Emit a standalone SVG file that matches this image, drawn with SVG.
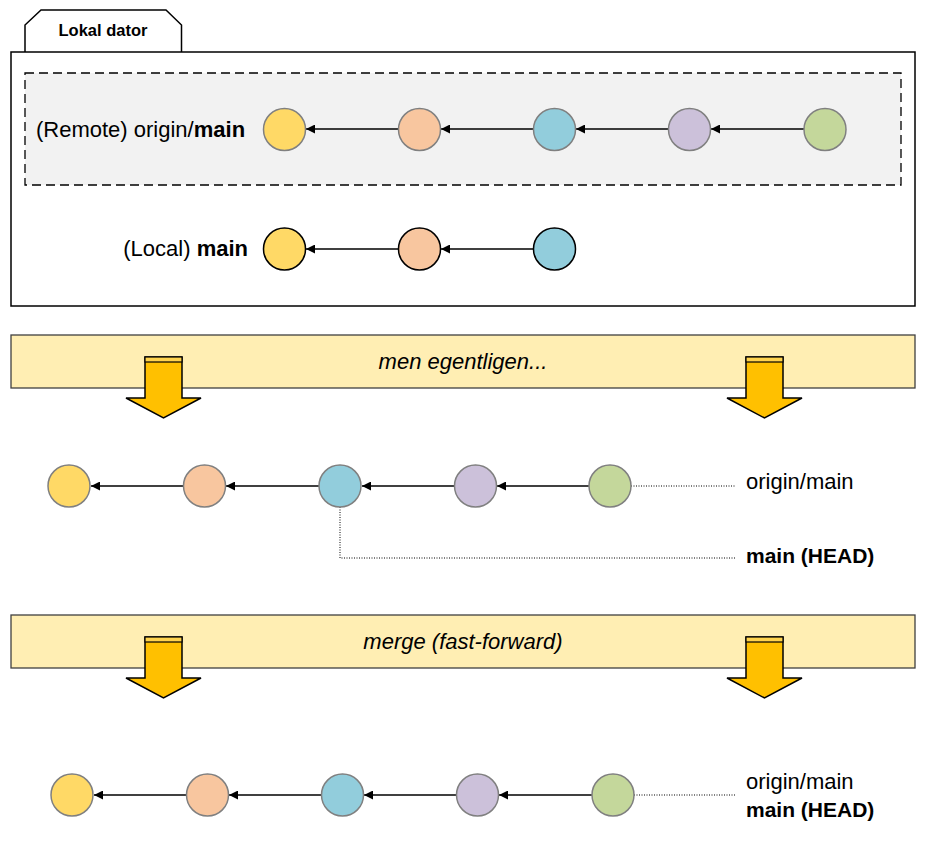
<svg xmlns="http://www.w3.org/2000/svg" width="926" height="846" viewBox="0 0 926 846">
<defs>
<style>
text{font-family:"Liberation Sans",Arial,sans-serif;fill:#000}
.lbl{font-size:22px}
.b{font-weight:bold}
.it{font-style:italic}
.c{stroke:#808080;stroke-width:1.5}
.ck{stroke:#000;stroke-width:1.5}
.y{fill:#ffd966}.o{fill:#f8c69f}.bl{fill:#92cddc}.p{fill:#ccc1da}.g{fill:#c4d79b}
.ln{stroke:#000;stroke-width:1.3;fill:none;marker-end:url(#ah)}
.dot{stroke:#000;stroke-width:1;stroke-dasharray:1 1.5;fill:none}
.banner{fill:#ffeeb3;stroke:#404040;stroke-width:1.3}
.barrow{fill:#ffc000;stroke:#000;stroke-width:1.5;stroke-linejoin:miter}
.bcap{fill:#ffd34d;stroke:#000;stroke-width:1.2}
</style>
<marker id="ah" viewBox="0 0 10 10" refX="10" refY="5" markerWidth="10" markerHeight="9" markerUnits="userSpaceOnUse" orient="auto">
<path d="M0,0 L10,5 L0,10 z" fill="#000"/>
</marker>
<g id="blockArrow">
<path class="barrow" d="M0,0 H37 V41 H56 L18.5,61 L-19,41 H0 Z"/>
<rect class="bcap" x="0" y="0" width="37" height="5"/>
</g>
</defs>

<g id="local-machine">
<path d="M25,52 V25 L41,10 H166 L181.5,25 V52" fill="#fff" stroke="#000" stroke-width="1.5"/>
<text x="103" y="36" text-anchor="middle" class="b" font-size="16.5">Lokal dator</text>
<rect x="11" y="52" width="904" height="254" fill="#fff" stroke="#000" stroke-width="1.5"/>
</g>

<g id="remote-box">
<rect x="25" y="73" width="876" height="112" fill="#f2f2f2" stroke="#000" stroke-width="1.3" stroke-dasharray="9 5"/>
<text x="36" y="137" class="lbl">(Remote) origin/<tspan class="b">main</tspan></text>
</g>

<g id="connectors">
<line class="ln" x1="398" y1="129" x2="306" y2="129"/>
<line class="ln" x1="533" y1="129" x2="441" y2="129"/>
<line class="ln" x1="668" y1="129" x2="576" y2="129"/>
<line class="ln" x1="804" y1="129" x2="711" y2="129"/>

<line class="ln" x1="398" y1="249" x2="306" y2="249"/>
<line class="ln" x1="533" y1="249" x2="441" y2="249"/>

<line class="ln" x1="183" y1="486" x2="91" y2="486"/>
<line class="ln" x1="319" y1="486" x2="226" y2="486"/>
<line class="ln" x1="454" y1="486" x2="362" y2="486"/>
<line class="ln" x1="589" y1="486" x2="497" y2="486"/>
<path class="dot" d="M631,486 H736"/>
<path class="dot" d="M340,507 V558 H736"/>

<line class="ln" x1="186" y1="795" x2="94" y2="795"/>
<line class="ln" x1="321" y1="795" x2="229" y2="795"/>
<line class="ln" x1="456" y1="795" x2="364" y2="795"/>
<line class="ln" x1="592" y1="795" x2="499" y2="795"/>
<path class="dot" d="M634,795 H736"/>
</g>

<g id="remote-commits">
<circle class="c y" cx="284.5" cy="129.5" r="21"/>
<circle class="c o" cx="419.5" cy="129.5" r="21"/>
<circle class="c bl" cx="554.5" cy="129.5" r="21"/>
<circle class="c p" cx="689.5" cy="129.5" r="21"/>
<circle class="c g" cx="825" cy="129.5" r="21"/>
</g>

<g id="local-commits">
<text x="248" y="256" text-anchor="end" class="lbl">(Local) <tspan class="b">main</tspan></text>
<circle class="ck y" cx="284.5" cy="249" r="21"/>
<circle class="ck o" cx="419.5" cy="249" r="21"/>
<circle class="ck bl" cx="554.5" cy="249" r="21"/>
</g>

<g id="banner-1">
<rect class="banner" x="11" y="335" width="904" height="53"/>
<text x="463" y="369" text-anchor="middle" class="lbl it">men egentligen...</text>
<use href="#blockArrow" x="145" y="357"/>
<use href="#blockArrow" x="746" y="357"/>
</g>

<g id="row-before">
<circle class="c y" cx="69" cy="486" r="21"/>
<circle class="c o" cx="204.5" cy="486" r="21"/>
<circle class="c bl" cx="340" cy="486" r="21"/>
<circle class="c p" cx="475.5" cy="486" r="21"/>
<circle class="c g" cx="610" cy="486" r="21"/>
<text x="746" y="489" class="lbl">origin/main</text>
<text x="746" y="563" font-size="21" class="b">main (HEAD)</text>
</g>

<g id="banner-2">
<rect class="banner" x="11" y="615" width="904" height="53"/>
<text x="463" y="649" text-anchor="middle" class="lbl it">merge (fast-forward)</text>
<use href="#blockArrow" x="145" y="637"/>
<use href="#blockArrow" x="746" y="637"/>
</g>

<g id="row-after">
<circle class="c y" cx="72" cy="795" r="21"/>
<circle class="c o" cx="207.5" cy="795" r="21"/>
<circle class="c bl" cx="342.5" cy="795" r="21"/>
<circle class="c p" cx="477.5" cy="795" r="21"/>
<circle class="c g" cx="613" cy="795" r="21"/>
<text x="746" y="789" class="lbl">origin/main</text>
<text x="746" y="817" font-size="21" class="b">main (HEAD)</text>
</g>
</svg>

+ + +

§ **AIM OF THE TASK**: Reproduce the material above in full and without alteration, but skip all pictures.

§ **CORRECT RESPONSE**:
Emit a standalone SVG file that matches this image, drawn with SVG.
<svg xmlns="http://www.w3.org/2000/svg" width="926" height="846" viewBox="0 0 926 846">
<defs>
<style>
text{font-family:"Liberation Sans",Arial,sans-serif;fill:#000}
.lbl{font-size:22px}
.b{font-weight:bold}
.it{font-style:italic}
.c{stroke:#808080;stroke-width:1.5}
.ck{stroke:#000;stroke-width:1.5}
.y{fill:#ffd966}.o{fill:#f8c69f}.bl{fill:#92cddc}.p{fill:#ccc1da}.g{fill:#c4d79b}
.ln{stroke:#000;stroke-width:1.3;fill:none;marker-end:url(#ah)}
.dot{stroke:#000;stroke-width:1;stroke-dasharray:1 1.5;fill:none}
.banner{fill:#ffeeb3;stroke:#404040;stroke-width:1.3}
.barrow{fill:#ffc000;stroke:#000;stroke-width:1.5;stroke-linejoin:miter}
.bcap{fill:#ffd34d;stroke:#000;stroke-width:1.2}
</style>
<marker id="ah" viewBox="0 0 10 10" refX="10" refY="5" markerWidth="10" markerHeight="9" markerUnits="userSpaceOnUse" orient="auto">
<path d="M0,0 L10,5 L0,10 z" fill="#000"/>
</marker>
<g id="blockArrow">
<path class="barrow" d="M0,0 H37 V41 H56 L18.5,61 L-19,41 H0 Z"/>
<rect class="bcap" x="0" y="0" width="37" height="5"/>
</g>
</defs>

<g id="local-machine">
<path d="M25,52 V25 L41,10 H166 L181.5,25 V52" fill="#fff" stroke="#000" stroke-width="1.5"/>
<text x="103" y="36" text-anchor="middle" class="b" font-size="16.5">Lokal dator</text>
<rect x="11" y="52" width="904" height="254" fill="#fff" stroke="#000" stroke-width="1.5"/>
</g>

<g id="remote-box">
<rect x="25" y="73" width="876" height="112" fill="#f2f2f2" stroke="#000" stroke-width="1.3" stroke-dasharray="9 5"/>
<text x="36" y="137" class="lbl">(Remote) origin/<tspan class="b">main</tspan></text>
</g>

<g id="connectors">
<line class="ln" x1="398" y1="129" x2="306" y2="129"/>
<line class="ln" x1="533" y1="129" x2="441" y2="129"/>
<line class="ln" x1="668" y1="129" x2="576" y2="129"/>
<line class="ln" x1="804" y1="129" x2="711" y2="129"/>

<line class="ln" x1="398" y1="249" x2="306" y2="249"/>
<line class="ln" x1="533" y1="249" x2="441" y2="249"/>

<line class="ln" x1="183" y1="486" x2="91" y2="486"/>
<line class="ln" x1="319" y1="486" x2="226" y2="486"/>
<line class="ln" x1="454" y1="486" x2="362" y2="486"/>
<line class="ln" x1="589" y1="486" x2="497" y2="486"/>
<path class="dot" d="M631,486 H736"/>
<path class="dot" d="M340,507 V558 H736"/>

<line class="ln" x1="186" y1="795" x2="94" y2="795"/>
<line class="ln" x1="321" y1="795" x2="229" y2="795"/>
<line class="ln" x1="456" y1="795" x2="364" y2="795"/>
<line class="ln" x1="592" y1="795" x2="499" y2="795"/>
<path class="dot" d="M634,795 H736"/>
</g>

<g id="remote-commits">
<circle class="c y" cx="284.5" cy="129.5" r="21"/>
<circle class="c o" cx="419.5" cy="129.5" r="21"/>
<circle class="c bl" cx="554.5" cy="129.5" r="21"/>
<circle class="c p" cx="689.5" cy="129.5" r="21"/>
<circle class="c g" cx="825" cy="129.5" r="21"/>
</g>

<g id="local-commits">
<text x="248" y="256" text-anchor="end" class="lbl">(Local) <tspan class="b">main</tspan></text>
<circle class="ck y" cx="284.5" cy="249" r="21"/>
<circle class="ck o" cx="419.5" cy="249" r="21"/>
<circle class="ck bl" cx="554.5" cy="249" r="21"/>
</g>

<g id="banner-1">
<rect class="banner" x="11" y="335" width="904" height="53"/>
<text x="463" y="369" text-anchor="middle" class="lbl it">men egentligen...</text>
<use href="#blockArrow" x="145" y="357"/>
<use href="#blockArrow" x="746" y="357"/>
</g>

<g id="row-before">
<circle class="c y" cx="69" cy="486" r="21"/>
<circle class="c o" cx="204.5" cy="486" r="21"/>
<circle class="c bl" cx="340" cy="486" r="21"/>
<circle class="c p" cx="475.5" cy="486" r="21"/>
<circle class="c g" cx="610" cy="486" r="21"/>
<text x="746" y="489" class="lbl">origin/main</text>
<text x="746" y="563" font-size="21" class="b">main (HEAD)</text>
</g>

<g id="banner-2">
<rect class="banner" x="11" y="615" width="904" height="53"/>
<text x="463" y="649" text-anchor="middle" class="lbl it">merge (fast-forward)</text>
<use href="#blockArrow" x="145" y="637"/>
<use href="#blockArrow" x="746" y="637"/>
</g>

<g id="row-after">
<circle class="c y" cx="72" cy="795" r="21"/>
<circle class="c o" cx="207.5" cy="795" r="21"/>
<circle class="c bl" cx="342.5" cy="795" r="21"/>
<circle class="c p" cx="477.5" cy="795" r="21"/>
<circle class="c g" cx="613" cy="795" r="21"/>
<text x="746" y="789" class="lbl">origin/main</text>
<text x="746" y="817" font-size="21" class="b">main (HEAD)</text>
</g>
</svg>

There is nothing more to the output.